## 2.1 Undestanding terminology

- More complex events can be determined as union, intersection or complement of the simpler events

\[\begin{align} P(A \cup B)&=\text{probabillity of occurrence of A or B or at least one of them} \\ \\ P(A \cap B)&=\text{probabillity of occurrence of A and B at the same time} \\ \\ P(\overline{A})&=\text{probabillity of non-occurrence of A} \end{align}\]

- If \(A\) and \(B\) are mutually exclusive events, \(P(A \cap B)=0\), we can apply addition rule, and if they are independent we can apply multiplication rule:

\[\begin{align} P(A \cup B)&=P(A)+P(B)\\ \\ P(A \cap B)&=P(A) \cdot P(B)\\ \tag{2.3} \end{align}\]
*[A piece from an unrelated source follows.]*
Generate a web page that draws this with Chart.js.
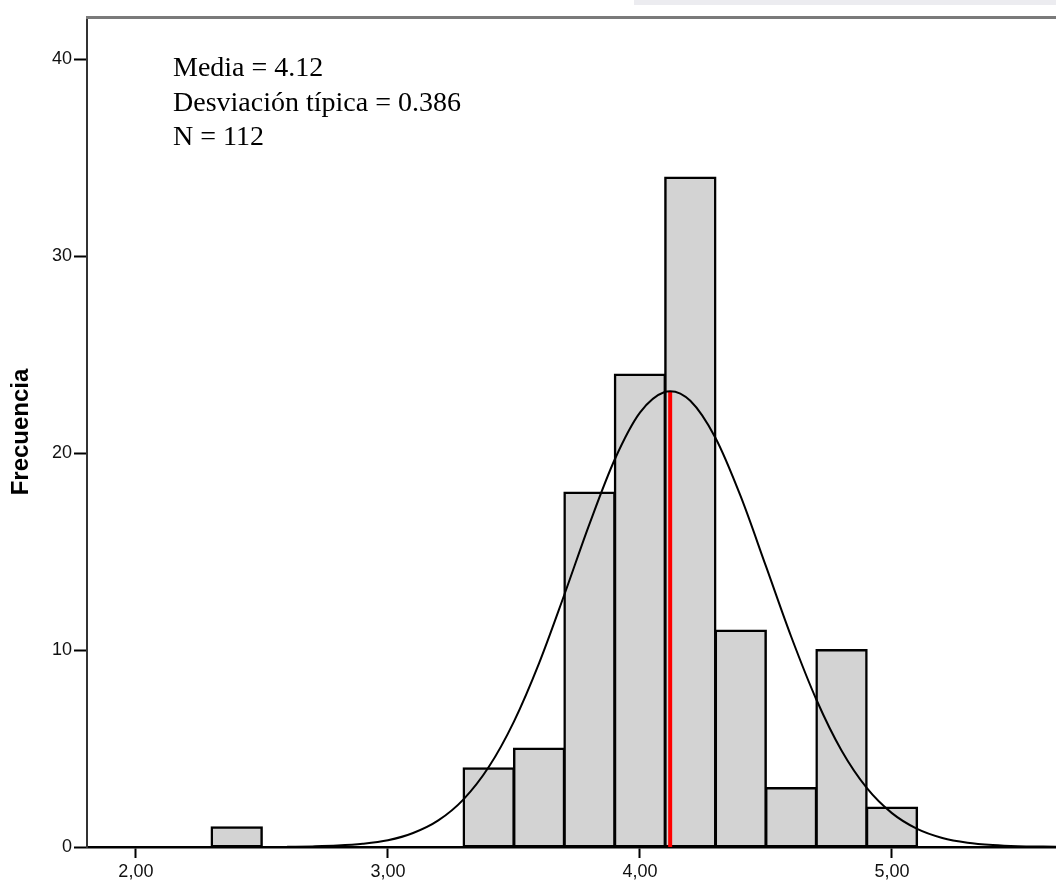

Probability \(P(A \cap B)\) is often called joint probability

If events are not independent the conditional probability makes sense

The conditional probability \(P(A | B)\) is the probability that event \(A\) will occur given that event \(B\) has already occurred

\[\begin{align} P(A | B)&=\frac{P(A \cap B)}{P(B)}\\ \\ P(B | A)&=\frac{P(A \cap B)}{P(A)}\\ \tag{2.4} \end{align}\]

**Example 2.1 **The experiment consists of tossing two coins. Let event \(A=\)“at least one head occurred”, \(B=\)“two tails occurred”, and \(C=\)“the same outcome on both coins”. Determine the following:

\(S=\){}

\(P(A)=\)___________

\(P(B)=\)___________

\(P(C)=\)___________

Which events are mutually exclusive?

Which events are complementary?

\(P(A \cup B)=\)___________

\(P(B \cup C)=\)___________

\(P(A \cap C)=\)___________

Are events \(A\) and \(C\) independent?

\(P(A | C)=\)___________

\(P(C| A)=\)___________

**Example 2.2 **Let event \(G=\)“taking a meth class”. Let event \(H=\)“taking a science class”. Then, \(G \cap H=\)“taking a math class and a science class”. Suppose \(P(A)=0.6\), \(P(H)=0.5\), and \(P(G \cap H)=0.3\). Are \(G\) and \(H\) independent?
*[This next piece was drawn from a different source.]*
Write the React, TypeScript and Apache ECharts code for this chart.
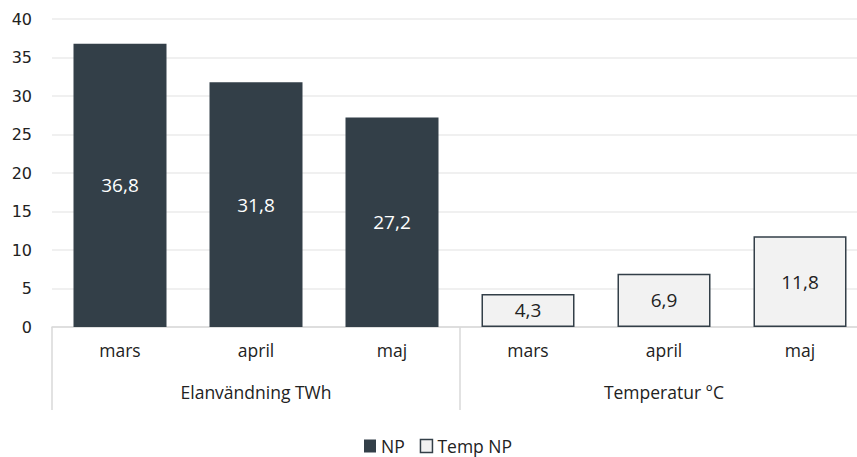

**Example 2.3 **One high school has 200 seniors of whom 140 will be going to college next year. Forty will be going directly to work. The remainder are taking a gap year. Fifty of the seniors going to college play sports. Thirty of the seniors going directly to work play sports. Five of the seniors taking a gap year play sports.

What is the probability that a senior is taking a gap year?

What is the probability that a senior does not play sports?

What is the probability that a senior is taking a gap year if he plays sports?